If it turns out to be as reliable as they claim, Fryxell et al. demonstrate a valuable method to derive important biological and political/regulatory conclusions from easily available data.
As so often happens nowadays, Luca et al. show us nothing but tables of computed, corrected, and meddled-with parameters, least of all any real data. If the effect was as they state, then what we’d expect to see would be a decisive step, quite probably overshooting a bit and regressing back to the mean. Contrary to that Ludwig shows us quite the opposite. There is a continuous, exactly linear trend over several years and where we would look for the step, there is absolutely nothing at all, if anything a very slight outlier in the wrong direction. Much as I would have wanted it to, as the proposed measure is as non-intrusive as it gets, there really seems to be absolutely nothing in their claim. Shame, but that’s how it seems to be.

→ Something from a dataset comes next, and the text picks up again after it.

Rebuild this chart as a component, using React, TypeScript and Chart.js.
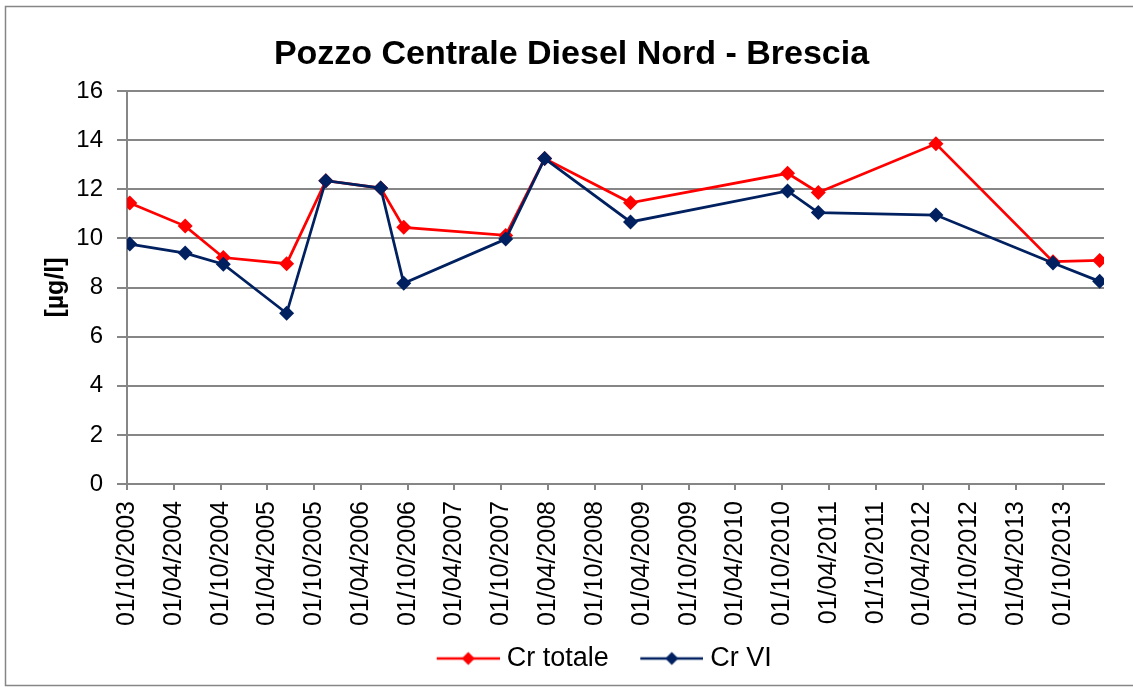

There is no doubt whatsoever that a) temperatures have been rising since about 1850, that b) humans may be in part, possibly a large part, responsible for this, and that c) this rise may continue into the near future. What there is contention about, is the rate and possible size of this further rise – will it turn out self-limiting or not? Another point in dispute are all the doom and gloom stories suggesting any change will have to be for the worst. Once again one of those is being debunked, this time by Rovere et al. showing that Atlantic storms in the warm Eemian were not as strong as claimed and probably no stronger than today.